I love your posts, they're always so insightful.

I worry a lot about this. About my desire specifically to get pregnant, and about the fact that J doesn't want to, and being able to make sure that she is and feels just as much a mother as I will. And then I find myself wondering why it is I can think that, when I want so much to carry a baby? I mean, I DO think it. But. You know what I mean. Even if I'm not so clear here.

Lo said...

Ditto to the insightful.

This post speaks so eloquently to my own feelings about motherhood, bio and non-bio.

Gail said...

Ok, three comments from me.

1) My boobs do sag, but I appreciate the fact that you either don't notice or choose not to :) Actually, mostly it's my nipples that sag, and you know I complain about that way too much!!

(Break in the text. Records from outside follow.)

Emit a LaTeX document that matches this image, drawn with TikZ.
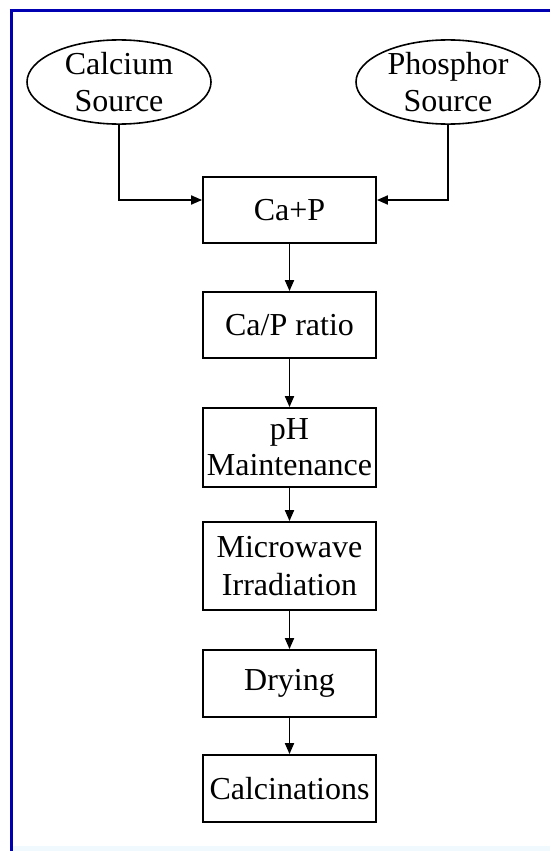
\documentclass[tikz,border=0pt]{standalone}
\usepackage{fontspec}
\setmainfont{Liberation Serif}
\usetikzlibrary{arrows.meta,shapes.geometric}
\begin{document}
\begin{tikzpicture}[x=1pt,y=-1pt,
  every node/.style={font=\fontsize{32}{37}\selectfont},
  source/.style={draw, line width=1.6pt, ellipse, minimum width=184pt, minimum height=78pt, inner sep=0pt, align=center},
  stepbox/.style={draw, line width=1.8pt, rectangle, minimum width=173pt, inner sep=0pt, align=center},
  arr/.style={line width=1.8pt, -{Triangle[length=11pt,width=9pt]}}]
  \useasboundingbox (0,0) rectangle (550,851);
  % page frame
  \fill[white] (0,0) rectangle (550,851);
  \fill[cyan!6] (12,846) rectangle (550,851);
  \draw[line width=3pt, blue!70!black] (11,851) -- (11,10.5);
  \draw[line width=2.2pt, blue!70!black] (9.5,10.5) -- (550,10.5);
  % sources
  \node[source] (cal) at (119,82) {Calcium\\Source};
  \node[source] (pho) at (448,82) {Phosphor\\Source};
  % process steps
  \node[stepbox, minimum height=66pt] (mix) at (289.5,210) {Ca+P};
  \node[stepbox, minimum height=66pt] (ratio) at (289.5,325) {Ca/P ratio};
  \node[stepbox, minimum height=79pt, font=\fontsize{32}{36}\selectfont] (ph) at (289.5,447.5) {pH\\Maintenance};
  \node[stepbox, minimum height=88pt, font=\fontsize{32}{38}\selectfont] (mw) at (289.5,566) {Microwave\\Irradiation};
  \node[stepbox, minimum height=67pt] (dry) at (289.5,683.5) {Drying};
  \node[stepbox, minimum height=67pt] (calc) at (289.5,788.5) {Calcinations};
  % connectors
  \draw[arr] (cal.south) |- ([yshift=10pt]mix.west);
  \draw[arr] (pho.south) |- ([yshift=10pt]mix.east);
  \draw[arr] (mix) -- (ratio);
  \draw[arr] (ratio) -- (ph);
  \draw[arr] (ph) -- (mw);
  \draw[arr] (mw) -- (dry);
  \draw[arr] (dry) -- (calc);
\end{tikzpicture}
\end{document}
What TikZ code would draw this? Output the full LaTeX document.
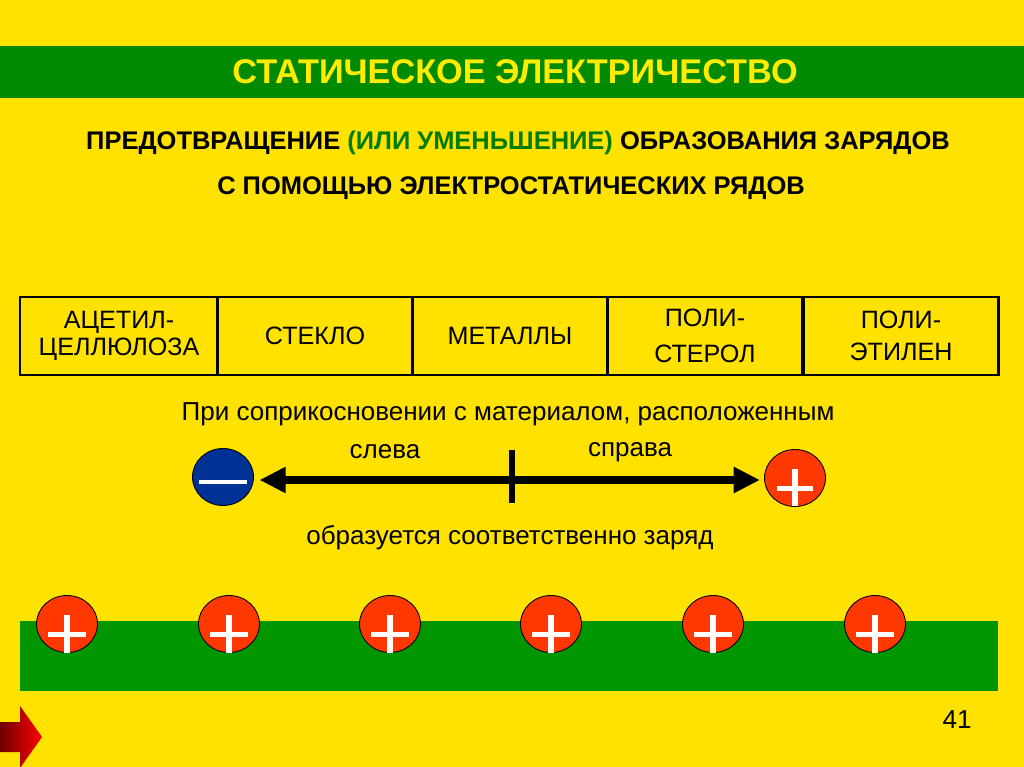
\documentclass[tikz,border=0pt]{standalone}
\usepackage{fontspec}
\setmainfont{Liberation Sans}
\usetikzlibrary{arrows.meta,positioning,calc,shapes.geometric}
\definecolor{slideYellow}{RGB}{255,226,0}
\definecolor{titleYellow}{RGB}{255,236,0}
\definecolor{bandGreen}{RGB}{0,138,0}
\definecolor{baseGreen}{RGB}{0,150,0}
\definecolor{textGreen}{RGB}{0,125,0}
\definecolor{chargeRed}{RGB}{255,55,0}
\definecolor{chargeBlue}{RGB}{0,50,150}
\definecolor{navDark}{RGB}{110,0,0}
\definecolor{navRed}{RGB}{255,0,0}

\begin{document}
\begin{tikzpicture}[
    x=0.02cm, y=-0.02cm,
    every node/.style={font=\fontsize{14.8}{17}\selectfont, inner sep=0pt},
    title/.style={font=\fontsize{19.5}{22}\selectfont\bfseries, text=titleYellow},
    headline/.style={font=\fontsize{14.5}{17}\selectfont\bfseries},
    cell/.style={draw=black, line width=1.2pt, rectangle,
                minimum width=195*0.02cm, minimum height=78*0.02cm,
                align=center, font=\fontsize{14.3}{15.3}\selectfont},
    charge/.style={ellipse, draw=black, line width=0.5pt,
                minimum width=61*0.02cm, minimum height=57*0.02cm},
    poscharge/.style={charge, fill=chargeRed},
    negcharge/.style={charge, fill=chargeBlue},
    signbar/.style={white, line width=3.1pt},
    series/.style={line width=4pt, {Triangle[length=15pt,width=14pt]}-{Triangle[length=15pt,width=14pt]}}
  ]
    % Background
    \useasboundingbox (0,0) rectangle (1024,767);
    \fill[slideYellow] (0,0) rectangle (1024,767);

    % Title band
    \fill[bandGreen] (0,46) rectangle (1024,98);
    \node[title] (title) at (515,72) {СТАТИЧЕСКОЕ ЭЛЕКТРИЧЕСТВО};

    \node[headline] (head1) at (518,143)
      {ПРЕДОТВРАЩЕНИЕ \textcolor{textGreen}{(ИЛИ УМЕНЬШЕНИЕ)} ОБРАЗОВАНИЯ ЗАРЯДОВ};
    \node[headline] (head2) at (511,188) {С ПОМОЩЬЮ ЭЛЕКТРОСТАТИЧЕСКИХ РЯДОВ};

    % Series table
    \node[cell, minimum width=198*0.02cm] (acet) at (119,336) {АЦЕТИЛ-\\ЦЕЛЛЮЛОЗА};
    \node[cell] (glass) at (315,336) {СТЕКЛО};
    \node[cell] (metal) at (510,336) {МЕТАЛЛЫ};
    \node[cell] (pstyr) at (705,336) {ПОЛИ-\\[5pt]СТЕРОЛ};
    \node[cell] (pethy) at (901,336) {ПОЛИ-\\[2.7pt]ЭТИЛЕН};

    % Contact rule
    \node (contact) at (508,414) {При соприкосновении с материалом, расположенным};
    \node (left)  at (385,452) {слева};
    \node (right) at (630,452) {справа};
    \node (result) at (510,538) {образуется соответственно заряд};

    \node[negcharge] (minus) at (223,477) {};
    \node[poscharge] (plus)  at (795,478) {};
    \draw[signbar, line width=2.6pt] ($(minus.center)+(-24,5)$) -- ++(48,0);
    \draw[signbar] ($(plus.center)+(0,-9)$) -- ++(0,37);
    \draw[signbar] ($(plus.center)+(-18,10.5)$) -- ++(36,0);

    \coordinate (mid) at (512,480);
    \draw[series, shorten <=3.1pt, shorten >=2.3pt] (minus.east |- mid) -- (plus.west |- mid);
    \draw[line width=3.4pt] ($(mid)+(0,-30)$) -- ($(mid)+(0,23)$);

    % Charged surface
    \fill[baseGreen] (20,621) rectangle (998,691);
    \foreach \i/\x in {1/67,2/229,3/390,4/551,5/713,6/875} {
      \node[poscharge] (c\i) at (\x,624) {};
      \draw[signbar] ($(c\i.center)+(0,-9)$) -- ++(0,38);
      \draw[signbar] ($(c\i.center)+(-19,10.5)$) -- ++(38,0);
    }

    % Page number and nav arrow
    \node (page) at (957,720) {41};
    \shade[left color=navDark, right color=navRed]
      (0,722) -- (20,722) -- (20,706) -- (42,737) -- (20,768) -- (20,752) -- (0,752) -- cycle;
  \end{tikzpicture}
\end{document}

2) As we talked about last night, you really do want to be pregnant for "selfish" reasons (which might be nicer put as personal or internal reasons). You want the experience for yourself, both the ups and the downs. You also want to have a baby. In our case those are really two different things, since we can have babies without being pregnant. So it's OK to really want this experience and it doesn't negate your mothering of Leigh because pregnancy and being a mother really are two separate things.

3) I know I've said it before, but I just want you to know how much I appreciated your sacrifice. And because of that sacrifice we were able to get ourselves a really great kid, so thanks! Here's to hoping that you get a chance to even that score and get us another one!

Lyn said...

Thanks for the comments. It's nice to know someone is reading!

Gail--I swear your boobs survived remarkably well!

N--I think comment 2 from Gail is a bit of the answer to your ponderings about how you and J will come to be parents. Pregnancy and parenting/mothering are different. That's true for run-of-the mill straight families, too, but they aren't forced to notice, and honestly, not all lesbian families notice either...especially if the birthing mom is super gung-ho and the NGP is content to step aside indefinitely. It seems like you're thinking about the right things to make it work.